At present there are 347 Sue Ryder shops in this country, all of which pay rates. However, by 1992 we hope to have 550 shops or more to serve the community; to raise interest in the relief of suffering; to raise desperately needed funds and to bring more people together from all walks of life, especially the lonely. Indeed, the Ryder shops are the lifeblood of the whole foundation.
However, this lifeline could be most seriously affected by the Government's current proposals. Such proposals would cost us a staggering £250,000. I am absolutely shocked to hear that our rates will increase from £1.25 million to £1.5 million per annum. That is absolutely dreadful, especially when we look to the Government for support and compassion. The Government always say that they mean to help and encourage charitable work. Nevertheless, it would seem that they have not thought sufficiently about charities when drafting the Bill.
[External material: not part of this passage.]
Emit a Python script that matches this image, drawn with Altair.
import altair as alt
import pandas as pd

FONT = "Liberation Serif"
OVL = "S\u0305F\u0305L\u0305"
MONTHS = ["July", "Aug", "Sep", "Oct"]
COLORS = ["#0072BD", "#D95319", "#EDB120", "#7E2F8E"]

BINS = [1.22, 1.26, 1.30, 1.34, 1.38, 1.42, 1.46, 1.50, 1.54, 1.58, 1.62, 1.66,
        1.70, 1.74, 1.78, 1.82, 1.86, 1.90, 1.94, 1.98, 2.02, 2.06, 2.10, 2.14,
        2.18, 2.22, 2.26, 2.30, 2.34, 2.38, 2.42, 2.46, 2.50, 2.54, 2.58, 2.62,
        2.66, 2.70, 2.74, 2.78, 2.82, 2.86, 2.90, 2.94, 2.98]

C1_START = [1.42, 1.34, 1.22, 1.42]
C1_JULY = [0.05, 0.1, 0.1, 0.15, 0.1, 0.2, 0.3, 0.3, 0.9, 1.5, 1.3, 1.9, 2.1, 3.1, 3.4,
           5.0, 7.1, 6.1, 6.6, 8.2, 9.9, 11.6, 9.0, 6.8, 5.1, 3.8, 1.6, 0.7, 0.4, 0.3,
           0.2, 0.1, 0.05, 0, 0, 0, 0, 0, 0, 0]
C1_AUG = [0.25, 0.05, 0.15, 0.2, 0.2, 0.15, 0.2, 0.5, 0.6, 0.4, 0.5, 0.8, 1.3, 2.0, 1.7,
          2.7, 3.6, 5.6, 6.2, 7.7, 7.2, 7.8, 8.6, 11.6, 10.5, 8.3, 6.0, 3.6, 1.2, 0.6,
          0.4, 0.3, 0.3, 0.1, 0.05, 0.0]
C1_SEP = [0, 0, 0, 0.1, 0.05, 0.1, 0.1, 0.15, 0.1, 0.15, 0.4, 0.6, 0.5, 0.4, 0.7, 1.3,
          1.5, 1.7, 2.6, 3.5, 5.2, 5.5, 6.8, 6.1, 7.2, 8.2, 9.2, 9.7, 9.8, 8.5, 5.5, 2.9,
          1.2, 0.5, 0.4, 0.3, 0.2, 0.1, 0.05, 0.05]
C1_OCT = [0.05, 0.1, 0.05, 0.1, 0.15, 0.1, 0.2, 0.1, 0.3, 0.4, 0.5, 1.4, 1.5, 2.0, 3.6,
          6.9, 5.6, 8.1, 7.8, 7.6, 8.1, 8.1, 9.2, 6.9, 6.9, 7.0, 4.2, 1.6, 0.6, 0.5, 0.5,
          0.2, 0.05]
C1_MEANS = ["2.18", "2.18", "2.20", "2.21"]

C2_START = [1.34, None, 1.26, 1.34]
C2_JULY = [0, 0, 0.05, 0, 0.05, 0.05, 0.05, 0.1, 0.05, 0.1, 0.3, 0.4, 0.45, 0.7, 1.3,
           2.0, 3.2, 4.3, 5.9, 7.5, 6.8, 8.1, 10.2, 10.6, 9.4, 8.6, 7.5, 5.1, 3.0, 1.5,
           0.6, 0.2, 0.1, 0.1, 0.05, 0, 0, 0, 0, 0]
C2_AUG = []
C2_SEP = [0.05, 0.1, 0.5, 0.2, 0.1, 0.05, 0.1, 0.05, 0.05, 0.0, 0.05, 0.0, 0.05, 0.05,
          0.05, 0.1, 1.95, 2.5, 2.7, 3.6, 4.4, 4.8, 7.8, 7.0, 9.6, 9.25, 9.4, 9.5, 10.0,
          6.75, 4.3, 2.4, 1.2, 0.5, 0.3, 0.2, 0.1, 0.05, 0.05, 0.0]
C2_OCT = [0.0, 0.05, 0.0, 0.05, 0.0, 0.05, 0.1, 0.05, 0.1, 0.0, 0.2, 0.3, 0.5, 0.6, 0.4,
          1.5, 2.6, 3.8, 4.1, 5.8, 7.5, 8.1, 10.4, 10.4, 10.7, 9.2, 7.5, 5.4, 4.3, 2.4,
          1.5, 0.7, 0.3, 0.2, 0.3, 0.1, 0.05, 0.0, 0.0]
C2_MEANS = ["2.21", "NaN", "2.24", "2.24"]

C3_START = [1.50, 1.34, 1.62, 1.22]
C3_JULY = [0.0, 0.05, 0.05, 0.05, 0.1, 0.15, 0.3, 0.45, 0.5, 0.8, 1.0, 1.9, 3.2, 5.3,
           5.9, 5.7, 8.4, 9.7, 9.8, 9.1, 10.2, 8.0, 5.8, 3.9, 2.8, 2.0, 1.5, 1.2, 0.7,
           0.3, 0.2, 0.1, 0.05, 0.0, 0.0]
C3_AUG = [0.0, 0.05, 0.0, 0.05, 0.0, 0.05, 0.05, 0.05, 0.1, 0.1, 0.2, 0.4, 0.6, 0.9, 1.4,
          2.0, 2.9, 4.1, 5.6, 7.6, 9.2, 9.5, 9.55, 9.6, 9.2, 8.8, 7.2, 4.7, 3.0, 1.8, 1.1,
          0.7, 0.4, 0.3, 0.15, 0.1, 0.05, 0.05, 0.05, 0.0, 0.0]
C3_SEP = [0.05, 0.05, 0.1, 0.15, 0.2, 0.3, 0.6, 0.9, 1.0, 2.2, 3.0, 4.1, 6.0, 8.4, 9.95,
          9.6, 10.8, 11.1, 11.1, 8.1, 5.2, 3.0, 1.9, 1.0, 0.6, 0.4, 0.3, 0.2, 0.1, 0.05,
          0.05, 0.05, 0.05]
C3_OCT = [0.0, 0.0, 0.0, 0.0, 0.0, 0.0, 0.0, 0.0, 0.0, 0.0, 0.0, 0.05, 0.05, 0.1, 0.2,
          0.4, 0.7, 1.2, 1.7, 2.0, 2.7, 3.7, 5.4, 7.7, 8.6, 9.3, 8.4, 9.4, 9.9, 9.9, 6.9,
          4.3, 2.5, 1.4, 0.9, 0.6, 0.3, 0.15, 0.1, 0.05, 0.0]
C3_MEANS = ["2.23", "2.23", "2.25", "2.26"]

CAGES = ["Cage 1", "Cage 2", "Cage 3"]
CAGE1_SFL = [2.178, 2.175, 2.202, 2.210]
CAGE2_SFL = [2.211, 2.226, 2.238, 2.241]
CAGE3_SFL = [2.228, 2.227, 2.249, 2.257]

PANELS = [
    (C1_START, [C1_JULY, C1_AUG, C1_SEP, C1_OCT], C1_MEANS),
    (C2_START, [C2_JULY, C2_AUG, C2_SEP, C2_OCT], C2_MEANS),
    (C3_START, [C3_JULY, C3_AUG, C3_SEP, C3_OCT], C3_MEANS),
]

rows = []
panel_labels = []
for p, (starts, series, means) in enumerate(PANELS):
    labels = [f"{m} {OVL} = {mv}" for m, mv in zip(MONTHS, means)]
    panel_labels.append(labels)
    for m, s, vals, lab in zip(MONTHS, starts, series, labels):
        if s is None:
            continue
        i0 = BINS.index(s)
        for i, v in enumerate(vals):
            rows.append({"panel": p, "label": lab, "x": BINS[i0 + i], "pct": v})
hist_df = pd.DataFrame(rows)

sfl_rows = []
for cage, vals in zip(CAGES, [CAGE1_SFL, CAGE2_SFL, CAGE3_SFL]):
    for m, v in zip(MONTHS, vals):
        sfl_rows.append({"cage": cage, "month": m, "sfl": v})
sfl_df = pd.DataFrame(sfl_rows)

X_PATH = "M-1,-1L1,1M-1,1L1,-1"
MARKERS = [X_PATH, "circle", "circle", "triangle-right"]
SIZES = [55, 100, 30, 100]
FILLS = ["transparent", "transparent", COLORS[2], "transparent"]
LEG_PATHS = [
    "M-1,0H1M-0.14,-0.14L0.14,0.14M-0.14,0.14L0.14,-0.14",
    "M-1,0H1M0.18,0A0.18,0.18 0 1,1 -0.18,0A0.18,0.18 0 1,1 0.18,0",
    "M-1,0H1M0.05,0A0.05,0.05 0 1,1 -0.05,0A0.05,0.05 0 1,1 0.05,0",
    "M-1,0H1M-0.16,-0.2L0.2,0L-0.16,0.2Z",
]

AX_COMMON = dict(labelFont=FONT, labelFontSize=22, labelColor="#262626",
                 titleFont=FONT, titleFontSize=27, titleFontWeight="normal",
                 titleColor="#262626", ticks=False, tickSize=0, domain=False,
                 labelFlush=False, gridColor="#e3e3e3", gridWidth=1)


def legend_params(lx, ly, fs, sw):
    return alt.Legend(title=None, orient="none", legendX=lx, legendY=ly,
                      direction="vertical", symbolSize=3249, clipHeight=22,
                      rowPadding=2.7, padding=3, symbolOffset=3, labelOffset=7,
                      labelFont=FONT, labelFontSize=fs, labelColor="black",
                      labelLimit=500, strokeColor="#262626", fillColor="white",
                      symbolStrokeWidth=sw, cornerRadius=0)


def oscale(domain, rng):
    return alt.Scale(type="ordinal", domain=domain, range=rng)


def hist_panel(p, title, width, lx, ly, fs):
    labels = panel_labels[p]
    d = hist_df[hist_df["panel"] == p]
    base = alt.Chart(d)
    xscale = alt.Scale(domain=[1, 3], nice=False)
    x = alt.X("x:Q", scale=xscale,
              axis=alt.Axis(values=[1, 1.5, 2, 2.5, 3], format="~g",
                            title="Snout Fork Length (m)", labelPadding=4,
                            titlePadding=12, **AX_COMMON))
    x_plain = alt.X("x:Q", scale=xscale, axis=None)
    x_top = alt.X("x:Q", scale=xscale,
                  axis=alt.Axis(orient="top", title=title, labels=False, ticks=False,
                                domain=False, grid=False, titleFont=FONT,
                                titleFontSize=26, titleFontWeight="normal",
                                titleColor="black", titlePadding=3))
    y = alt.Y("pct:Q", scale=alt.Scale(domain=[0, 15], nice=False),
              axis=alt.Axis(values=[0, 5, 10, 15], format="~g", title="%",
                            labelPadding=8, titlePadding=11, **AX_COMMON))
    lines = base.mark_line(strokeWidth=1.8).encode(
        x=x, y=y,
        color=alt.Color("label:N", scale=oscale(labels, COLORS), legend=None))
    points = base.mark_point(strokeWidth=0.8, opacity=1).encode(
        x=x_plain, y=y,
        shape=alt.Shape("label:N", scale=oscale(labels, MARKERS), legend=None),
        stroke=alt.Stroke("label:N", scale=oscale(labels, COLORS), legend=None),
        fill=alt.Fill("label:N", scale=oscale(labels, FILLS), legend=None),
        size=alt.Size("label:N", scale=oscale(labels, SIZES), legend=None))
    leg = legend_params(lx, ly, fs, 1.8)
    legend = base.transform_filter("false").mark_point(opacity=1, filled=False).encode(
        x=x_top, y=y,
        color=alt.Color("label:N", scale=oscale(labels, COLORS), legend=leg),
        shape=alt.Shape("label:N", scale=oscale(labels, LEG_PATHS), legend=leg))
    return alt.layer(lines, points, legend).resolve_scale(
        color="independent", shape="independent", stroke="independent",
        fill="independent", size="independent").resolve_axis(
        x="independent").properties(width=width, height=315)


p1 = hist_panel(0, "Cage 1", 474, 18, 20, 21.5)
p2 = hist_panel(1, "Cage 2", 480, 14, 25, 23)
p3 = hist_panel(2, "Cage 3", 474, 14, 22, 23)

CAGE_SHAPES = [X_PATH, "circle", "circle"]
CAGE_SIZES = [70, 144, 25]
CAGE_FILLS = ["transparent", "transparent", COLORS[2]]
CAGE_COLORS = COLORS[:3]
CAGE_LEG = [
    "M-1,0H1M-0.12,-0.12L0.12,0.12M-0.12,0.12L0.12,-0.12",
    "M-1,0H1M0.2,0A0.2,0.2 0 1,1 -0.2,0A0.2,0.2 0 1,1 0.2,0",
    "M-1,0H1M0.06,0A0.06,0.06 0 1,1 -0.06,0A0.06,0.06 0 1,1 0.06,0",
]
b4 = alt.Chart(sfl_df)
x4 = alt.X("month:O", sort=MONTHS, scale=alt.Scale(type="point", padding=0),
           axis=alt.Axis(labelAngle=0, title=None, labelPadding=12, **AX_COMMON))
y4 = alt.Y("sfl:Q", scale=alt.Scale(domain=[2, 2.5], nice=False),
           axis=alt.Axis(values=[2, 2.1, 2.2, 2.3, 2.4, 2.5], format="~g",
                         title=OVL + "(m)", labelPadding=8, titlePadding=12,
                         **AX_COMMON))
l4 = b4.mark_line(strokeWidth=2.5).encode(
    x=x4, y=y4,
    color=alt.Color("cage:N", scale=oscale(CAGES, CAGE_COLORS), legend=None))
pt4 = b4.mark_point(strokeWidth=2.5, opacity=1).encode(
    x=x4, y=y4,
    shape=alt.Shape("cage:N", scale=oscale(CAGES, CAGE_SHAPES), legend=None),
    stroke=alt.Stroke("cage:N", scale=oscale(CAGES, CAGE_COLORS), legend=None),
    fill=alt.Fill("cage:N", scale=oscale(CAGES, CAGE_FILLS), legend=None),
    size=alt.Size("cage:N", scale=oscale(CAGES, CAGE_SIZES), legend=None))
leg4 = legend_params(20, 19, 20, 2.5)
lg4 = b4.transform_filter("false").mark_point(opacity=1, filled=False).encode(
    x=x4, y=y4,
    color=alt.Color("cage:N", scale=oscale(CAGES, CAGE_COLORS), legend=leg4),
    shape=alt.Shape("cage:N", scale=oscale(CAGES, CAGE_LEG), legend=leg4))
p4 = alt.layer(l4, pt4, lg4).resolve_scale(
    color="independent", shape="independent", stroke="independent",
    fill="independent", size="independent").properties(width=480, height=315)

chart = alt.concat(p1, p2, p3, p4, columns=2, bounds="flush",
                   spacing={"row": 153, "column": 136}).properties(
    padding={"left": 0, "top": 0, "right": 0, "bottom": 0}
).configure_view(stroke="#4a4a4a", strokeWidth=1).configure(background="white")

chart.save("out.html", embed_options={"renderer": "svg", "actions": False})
The amendment would relieve a great and unwanted extra burden from all charities, including the Sue Ryder Foundation. The struggle for funds is so hard each day and, further, the number of children and people in need increases daily. I beg the Committee to support the amendment and urge others, with all my heart, to do likewise.
§ Lord Renton
It is well known that charities are able to obtain rebates of income tax which has been paid by donors of covenants. It was originally thought that charities could obtain a rebate of rates from local authorities. Indeed, power is given to local authorities to grant such rebates at their discretion. However, over the country as a whole that power has been used most unevenly. The Bill therefore provides an opportunity for the position to be rationalised. I should have thought that this amendment gives us the opportunity to raise that point.
Therefore, I hope that when the Government consider the matter they will deem it desirable to ensure that there is uniformity of practice, and that charities receive the exemption from rateable liability which they need. Indeed, the matter has already been pointed out by other Members of the Committee.
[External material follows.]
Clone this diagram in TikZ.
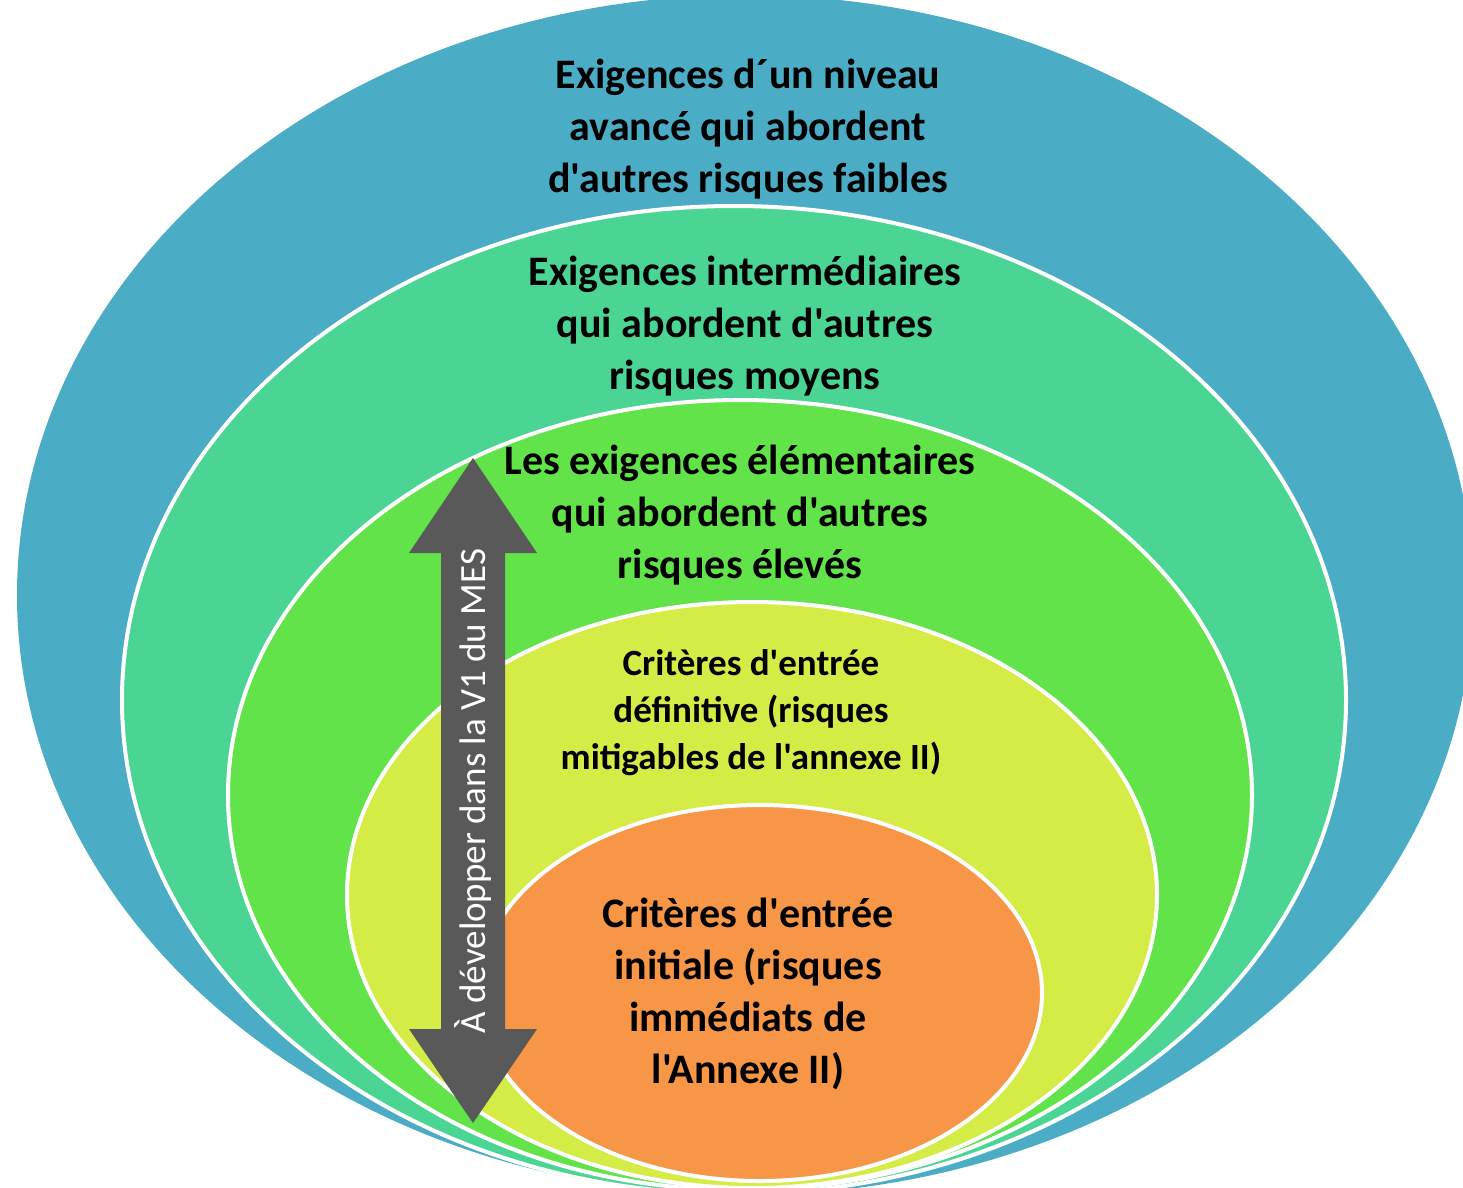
\documentclass[tikz,border=0pt]{standalone}
\usepackage{fontspec}
\newfontfamily\calibri{Carlito}
\usepackage{tikz}
\usetikzlibrary{positioning}

\definecolor{ringBlue}{HTML}{4BACC6}
\definecolor{ringTeal}{HTML}{4AD594}
\definecolor{ringGreen}{HTML}{62E34A}
\definecolor{ringLime}{HTML}{D4EC45}
\definecolor{ringOrange}{HTML}{F79646}
\definecolor{arrowGrey}{HTML}{595959}

\begin{document}
\begin{tikzpicture}[x=1pt, y=-1pt, ring/.style={draw=white, line width=4pt}, bigtext/.style={align=center, inner sep=0pt, font=\calibri\bfseries\fontsize{42}{52}\selectfont}, smalltext/.style={align=center, inner sep=0pt, font=\calibri\bfseries\fontsize{37}{47}\selectfont}, arrowtext/.style={rotate=90, inner sep=0pt, text=white, font=\calibri\fontsize{37}{40}\selectfont}]

    \useasboundingbox (0,0) rectangle (1463,1187);
    \clip (0,0) rectangle (1463,1187);

    %Rings
    \fill[ringBlue] (745,595) ellipse [x radius=728, y radius=600];
    \draw[ring, fill=ringTeal] (734,700) ellipse [x radius=612, y radius=494];
    \draw[ring, fill=ringGreen] (740,795) ellipse [x radius=512, y radius=395];
    \draw[ring, fill=ringLime] (752,895) ellipse [x radius=405, y radius=293];
    \draw[ring, fill=ringOrange] (760,993) ellipse [x radius=282, y radius=188];

    %Nodes
    \node[bigtext](avance) at (748,129){Exigences d´un niveau\\avancé qui abordent\\d'autres risques faibles};
    \node[bigtext](intermediaire) at (745,326){Exigences intermédiaires\\qui abordent d'autres\\risques moyens};
    \node[bigtext](elementaire) at (740,515){Les exigences élémentaires\\qui abordent d'autres\\risques élevés};
    \node[smalltext](definitive) at (751,713){Critères d'entrée\\définitive (risques\\mitigables de l'annexe II)};
    \node[bigtext](initiale) at (748,994){Critères d'entrée\\initiale (risques\\immédiats de\\l'Annexe II)};

    %Arrow
    \fill[arrowGrey] (473,458) -- (537,553) -- (505,553) -- (505,1029) -- (537,1029) -- (473,1123)
        -- (409,1029) -- (441,1029) -- (441,553) -- (409,553) -- cycle;
    \node[arrowtext](mes) at (473,791){À développer dans la V1 du MES};

\end{tikzpicture}
\end{document}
The Minister of State, Department of the Environment (The Earl of Caithness)
The amendment of the noble Lord, Lord Hayter, deals with rate relief for charities and other non-profit making bodies. I think perhaps it would assist the Committee if I were to outline the Government's policy on the whole subject of rate relief for such organisations.
First, I should explain that the Bill as it stands does not fully reflect the Government's policy. For that reason we have tabled the amendments which appear in the next group. They give effect to our long-standing policy of retaining the full range of mandatory and discretionary release currently available. Of course, it is quite right that charities should not have to pay the full rates and that there should be scope for reducing the rates bill of other non-profit making bodies.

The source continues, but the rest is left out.